Using the Puzzle Piece Approach:
Thank you, Robert Genn!

REPOSTED because it's applicable to today.

Creating is an interesting process.  In each stage of a creation you get an entirely different feel.  And sometimes our own moods can show up in the creation.  I liked the tentative pencil drawing of the firs picture at left.  But when I painted color in she looked hard and impatient in the second picture.  I felt she needed a lower hairline to soften her look in the third pictures but the eyes weren't right then.   So I painted out the eyes. 

Something I have learned over time is to use one base coat color while I get the features right.   It makes repainting areas much easier.  I used to just repaint the whole face every time, but sometimes now I approach it more like a puzzle.  See Robert Genn's post about the puzzle technique in making paintings. I wasted a lot of time feeling like I had to repaint the whole face every time I wanted to fix a passage. When I get one piece that feels okay I leave it.  Using and keeping the base color really helps with that.  

I'm not sure this head is exactly where I want it.  Each time you change a creation, you gain and lose some aspects.   Each time you change one thing, you have a whole new creation in a way, because the 'puzzle pieces" interact differently with just one change.  And that is a good metaphor for life in general.  Change one thing, and everything else feels different, too.  That can have both negative and positive implications.  

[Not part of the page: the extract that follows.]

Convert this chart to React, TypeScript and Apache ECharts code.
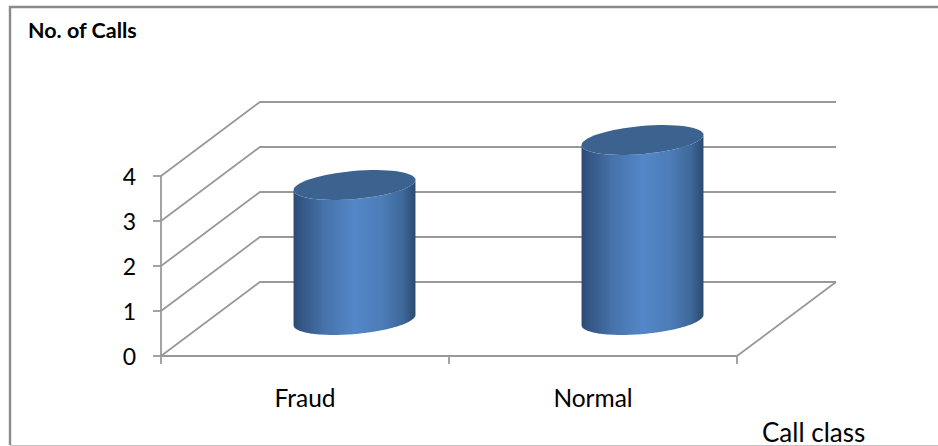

I am learning to accept the way I create.  I am never satisfied with my first attempt.  When I change one thing it makes me notice another, and I change that, and then I notice another.  It's a chain reaction.    ;-)  And I sometimes still do a whole repaint.  Because sometimes you really do need a clean slate.  

Happy Creating!


3 comments:

Jan Conwell said...

I found a gallon of semi gloss (always hunting in the mis-tints, you never know) and it was just about the perfect doll face color. So I use it through the entire process, and no worries about using it up. It's very tough for toys, and I like that too. But once in a while, I want to vary it, so I've made up largish bottles of different shades, light to dark, yellow to pink to brown, and it does indeed make corrections a whole lot easier!

Jan Conwell said...

That's happened to me a lot lately too...my post on switching doll wigs isn't exactly the same, but it sure changed both dolls, and the domino effect that followed required some big changes as a result. Good luck with your puzzles, both doll related and otherwise.

Dixie Redmond said...

Thanks, Jan. Yes, life is full of puzzles. :-) I'm trying to learn not to to take the whole thing apart just to find one piece. One missing puzzle piece right now is SPRING NEEDS TO COME.


"Do not let what you cannot do
keep you from doing what you can do."